When I was lost, and completely ignorant to the grace and goodness of God through Jesus Christ our redeemer, he came to me. Now, as weak and feeble as are my best efforts, I seek to know the God that liberated me from myself. Day by day, I live in his blessings, never once being so foolish as to believe that I have merited his love.

Now understand: I strive to be submission to God's will. I seek always to follow his directions and instructions. But before I count myself right because of obedience to the inner voice, I look at the known truths of scripture. When I do this, I see that I am never in God's favor due to my own right ways of living and doing.
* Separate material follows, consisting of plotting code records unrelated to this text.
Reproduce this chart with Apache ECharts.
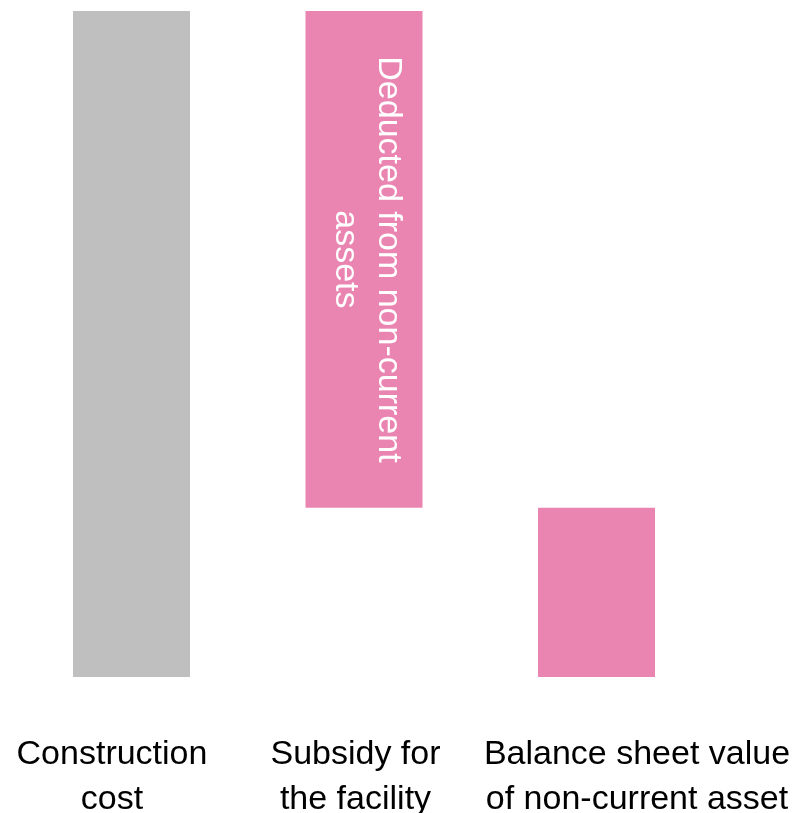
<!DOCTYPE html>
<html>
<head>
<meta charset="utf-8">
<script src="https://cdn.jsdelivr.net/npm/echarts@6/dist/echarts.min.js"></script>
<style>
html,body{margin:0;padding:0;background:#fff;}
#chart{width:797px;height:813px;}
</style>
</head>
<body>
<div id="chart"></div>
<script>
const categories = ['Construction\ncost', 'Subsidy for\nthe facility', 'Balance sheet value\nof non-current asset'];
const baseValues = [0, 25.4, 0];
const barValues = [100, 74.6, 25.4];
const barColors = ['#BFBFBF', '#EA85B2', '#EA85B2'];
const barLabels = ['', 'Deducted from non-current\nassets', ''];
const labelShift = [-19.5, -8.5, 40.5];

const richStyles = {};
labelShift.forEach((s, i) => {
  richStyles['l' + i] = {
    fontFamily: 'Liberation Sans',
    fontSize: 34,
    lineHeight: 45,
    color: '#000',
    padding: s < 0 ? [0, -2 * s, 0, 0] : [0, 0, 0, 2 * s]
  };
});

const chart = echarts.init(document.getElementById('chart'), null, {renderer: 'canvas'});
chart.setOption({
  animation: false,
  grid: {left: 15.25, right: 84.25, top: 11, bottom: 136, containLabel: false, outerBoundsMode: 'none'},
  xAxis: {
    type: 'category',
    data: categories,
    axisLine: {show: false},
    axisTick: {show: false},
    splitLine: {show: false},
    axisLabel: {
      interval: 0,
      margin: 55,
      formatter: function (v, i) {
        return v.split('\n').map(t => '{l' + i + '|' + t + '}').join('\n');
      },
      rich: richStyles
    }
  },
  yAxis: {
    type: 'value',
    min: 0,
    max: 100,
    show: false,
    splitLine: {show: false}
  },
  series: [
    {
      type: 'bar',
      stack: 'w',
      barWidth: 117,
      itemStyle: {color: 'rgba(0,0,0,0)'},
      data: baseValues,
      silent: true
    },
    {
      type: 'bar',
      stack: 'w',
      barWidth: 117,
      data: barValues.map((v, i) => ({
        value: v,
        itemStyle: {color: barColors[i]},
        label: {
          show: barLabels[i] !== '',
          formatter: barLabels[i],
          position: 'inside',
          rotate: -90,
          align: 'center',
          verticalAlign: 'middle',
          offset: [0, -3],
          color: '#fff',
          fontFamily: 'Liberation Sans',
          fontSize: 34,
          lineHeight: 43
        }
      }))
    }
  ]
});
</script>
</body>
</html>
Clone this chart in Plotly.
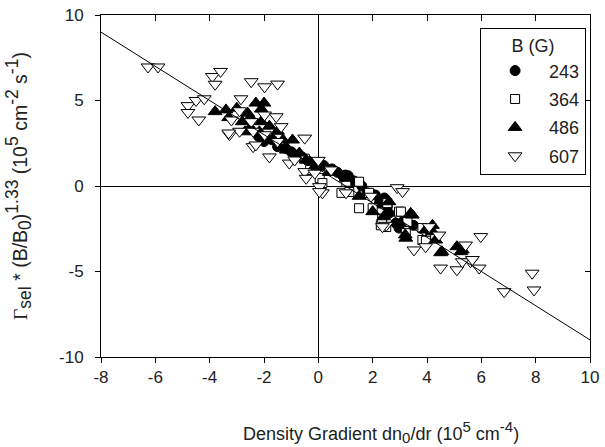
import plotly.graph_objects as go

# B = 243 G (filled circles)
b243_x = [-2.5, -2.2, -2.0, -1.7, -1.5, -1.2, -1.0, -0.8, -0.6, -0.4, -0.1, 0.2, 0.5, 0.7, 0.9, 1.1,
          1.3, 1.6, 1.8, 2.0, 2.1, 2.25, 2.43, 2.54, 2.6, 2.85, 2.97, 3.2, 3.5, 1.0]
b243_y = [3.3, 2.9, 2.6, 2.7, 2.3, 2.2, 2.0, 1.8, 1.7, 1.5, 1.3, 1.2, 1.0, 0.8, 0.6, 0.6,
          0.3, 0.0, -0.4, -0.5, -0.53, -1.0, -0.7, -1.2, -1.6, -2.17, -2.46, -1.9, -2.3, 0.64]

# B = 364 G (open squares)
b364_x = [-0.3, 0.05, 0.15, 0.85, 1.03, 1.14, 1.5, 1.5, 1.87, 2.3, 2.35, 2.5, 2.54, 2.97, 3.04,
          3.28, 3.22, 3.83, 3.83, 3.96, 4.1, 4.3, -0.5, 0.4, 2.0]
b364_y = [0.94, 0.46, 0.17, -0.4, 0.25, -0.35, 0.25, -1.3, -0.4, -2.3, -1.9, -2.4, -1.0, -1.5, -1.5,
          -2.1, -2.76, -2.46, -3.16, -3.2, -2.5, -3.0, 1.6, 0.9, -1.3]

# B = 486 G (filled triangles)
b486_x = [-3.8, -3.4, -3.0, -2.6, -2.3, -2.0, -2.1, -2.8, -2.1, -2.7, -2.17, -1.68, -1.3, -0.95,
          -1.18, -0.7, -0.45, -0.13, -3.3, -2.5, -1.5, -1.8, 1.02, 2.0, 2.4, 2.6, 3.4, 3.46, 3.2,
          3.22, 3.95, 4.2, 4.32, 4.5, 4.55, 5.1, 5.25, 5.3, 4.2, 0.4, 1.5, 3.0]
b486_y = [4.35, 4.45, 4.55, 4.26, 4.85, 4.85, 4.5, 3.76, 3.76, 3.17, 3.17, 2.69, 2.69, 2.69,
          2.1, 1.93, 1.52, 1.13, 4.0, 4.0, 3.2, 3.5, 0.45, -1.5, -1.8, -0.92, -1.6, -1.7, -2.86,
          -3.05, -2.57, -2.67, -3.16, -3.9, -3.84, -3.55, -3.84, -3.74, -2.3, 0.8, -0.6, -2.2]

# B = 607 G (open down-triangles)
b607_x = [-6.27, -5.9, -3.9, -3.6, -3.8, -2.47, -1.98, -1.5, -4.8, -4.5, -4.2, -4.8, -4.4,
          -3.27, -2.4, -1.8, -2.85, -3.2, -2.9, -3.3, -2.9, -2.47, -2.4, -1.98, -2.3, -1.98,
          -1.55, -1.37, -1.5, -1.07, -0.5, 0.0, -0.87, -0.5, -0.45, -0.13, 0.15, 0.04, 0.47,
          0.04, 1.02, 2.9, 2.5, 1.94, 2.36, 3.1, 3.52, 3.95, 4.5, 5.1, 5.42, 5.98, 5.6, 5.92,
          5.3, 6.84, 7.87, 7.94, 4.08, 4.44, 5.67]
b607_y = [6.96, 6.96, 6.4, 6.7, 5.95, 6.1, 5.8, 5.96, 4.7, 5.0, 5.1, 4.3, 3.86,
          3.0, 2.3, 1.7, 5.1, 3.86, 3.2, 3.1, 4.4, 3.76, 3.2, 4.15, 2.4, 3.0,
          4.05, 3.47, 2.6, 1.34, 2.8, 1.5, 1.52, 0.84, 0.45, 0.75, -0.4, -0.04, 0.94,
          -0.33, -0.4, -0.1, -2.3, -0.6, -2.38, -0.33, -3.74, -3.55, -4.8, -4.9, -3.45, -2.96, -4.43, -4.8,
          -4.43, -6.18, -5.1, -6.08, -2.38, -2.87, -4.3]

# regression line
fit_x = [-8, 10]
fit_y = [9, -9]

x_ticks = [-8, -6, -4, -2, 0, 2, 4, 6, 8, 10]
x_ticktext = ["-8", "-6", "-4", "-2", "0", "2", "4", "6", "8", "10"]
y_ticks = [-10, -5, 0, 5, 10]
y_ticktext = ["-10", "-5", "0", "5", "10"]

FONT = "Liberation Sans, Arial, sans-serif"
INK = "#222222"

fig = go.Figure()
fig.add_trace(go.Scatter(x=b243_x, y=b243_y, mode="markers", name="243", legendgroup="a",
                         marker=dict(symbol="circle", size=10, color="black",
                                     line=dict(color="black", width=1))))
fig.add_trace(go.Scatter(x=b364_x, y=b364_y, mode="markers", name="364", legendgroup="b",
                         marker=dict(symbol="square", size=9, color="white",
                                     line=dict(color="black", width=1))))
fig.add_trace(go.Scatter(x=b486_x, y=b486_y, mode="markers", name="486", legendgroup="c",
                         marker=dict(symbol="triangle-up", size=12, color="black",
                                     line=dict(color="black", width=1))))
fig.add_trace(go.Scatter(x=b607_x, y=b607_y, mode="markers", name="607", legendgroup="d",
                         marker=dict(symbol="triangle-down", size=12, color="white",
                                     line=dict(color="black", width=1))))
fig.add_trace(go.Scatter(x=fit_x, y=fit_y, mode="lines", line=dict(color="black", width=1),
                         xaxis="x2", yaxis="y2", showlegend=False, hoverinfo="skip"))

S = "<span style='font-size:17.5px'>"
ytitle = ("<span style='font-family:Liberation Serif'>Γ</span><sub>" + S + "sel</span></sub> * (B/B<sub>" + S + "0</span></sub>)"
          "<sup>" + S + "1.33</span></sup> (10<sup>" + S + "5</span></sup> cm<sup>" + S + "-2</span></sup> s<sup>" + S + "-1</span></sup>)")
S2 = "<span style='font-size:15px'>"
xtitle = ("Density Gradient dn<sub>" + S2 + "0</span></sub>/dr (10<sup>" + S2 + "5</span></sup> cm<sup>" + S2 + "-4</span></sup>)")

fig.update_layout(
    width=605, height=447,
    margin=dict(l=101, r=15, t=15, b=90),
    paper_bgcolor="white", plot_bgcolor="white",
    font=dict(family=FONT, size=17, color=INK),
    showlegend=True,
    legend=dict(
        title=dict(text="B (G)", side="top center", font=dict(size=18)),
        x=0.992, y=0.962, xanchor="right", yanchor="top",
        bordercolor="black", borderwidth=1, bgcolor="white",
        tracegroupgap=2, font=dict(size=18),
        itemwidth=58,
    ),
    xaxis=dict(
        range=[-8, 10], tickvals=x_ticks, ticktext=x_ticktext, automargin=False,
        showgrid=False, zeroline=True, zerolinecolor="black", zerolinewidth=1,
        showline=True, linecolor="black", linewidth=1, mirror=True,
        ticks="outside", ticklen=5, tickcolor="black", tickfont=dict(size=17),
    ),
    yaxis=dict(
        range=[-10, 10], tickvals=y_ticks, ticktext=y_ticktext, automargin=False,
        showgrid=False, zeroline=True, zerolinecolor="black", zerolinewidth=1,
        showline=True, linecolor="black", linewidth=1, mirror=True,
        ticks="outside", ticklen=5, tickcolor="black", ticklabelstandoff=8, tickfont=dict(size=17),
        title=dict(text=ytitle, standoff=26, font=dict(size=19.5)),
    ),
    xaxis2=dict(range=[-8, 10], tickvals=x_ticks, overlaying="x", automargin=False,
                side="top", showticklabels=False, ticks="inside", ticklen=6, tickcolor="black",
                showgrid=False, zeroline=False, showline=False),
    yaxis2=dict(range=[-10, 10], tickvals=y_ticks, overlaying="y", automargin=False,
                side="right", showticklabels=False, ticks="inside", ticklen=5, tickcolor="black",
                showgrid=False, zeroline=False, showline=False),
    annotations=[dict(text=xtitle, xref="paper", yref="paper", x=0.5726, y=-0.219,
                      xanchor="center", yanchor="middle", showarrow=False,
                      font=dict(size=18, family=FONT, color=INK))],
)

fig.write_html("out.html", config={"displayModeBar": False, "staticPlot": True},
               post_script="document.body.style.margin='0';document.body.style.overflow='hidden';")
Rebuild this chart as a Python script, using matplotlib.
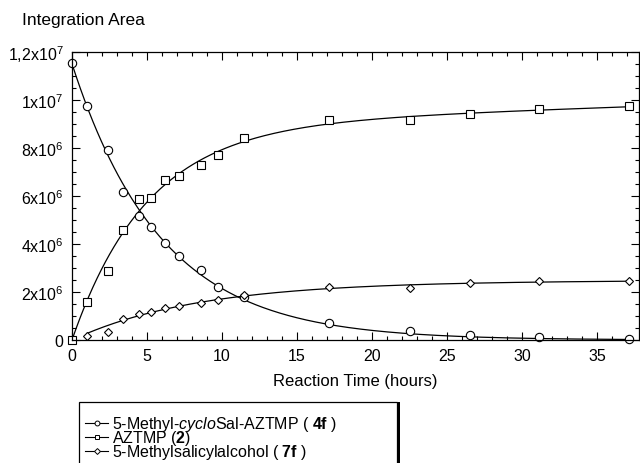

Indeed, but for the sacrifice of Jesus, I am cursed as is any sinner.

Those who think they earn God's grace are self-deceived, or perhaps deliberately wicked. The bible says that none are good save God. Who can count themselves in the center of God's will while thinking they got there themselves? Such viewpoints lead into three sins: that of pride, frustration, or self-deception.

There are works, and there are right ways that a Christian should live. There is an ongoing moving toward full sanctification. There are rules of harvest, sometimes bearing out in this life, and sometimes bearing out in the next life. There are bible truths that work, for the most part, even for unbelievers. Yet good works, right living, obedience to the inner voice, and a goal of holiness are but the expected behaviors of a servant. Before boasting of obedience, one must stop and honestly examine the points of disobedience that ever remain in their life.

As for me, I stand with Paul when he writes: "I do not frustrate the grace of God: for if righteousness come by the law, then Christ is dead in vain," (Gal. 2:21).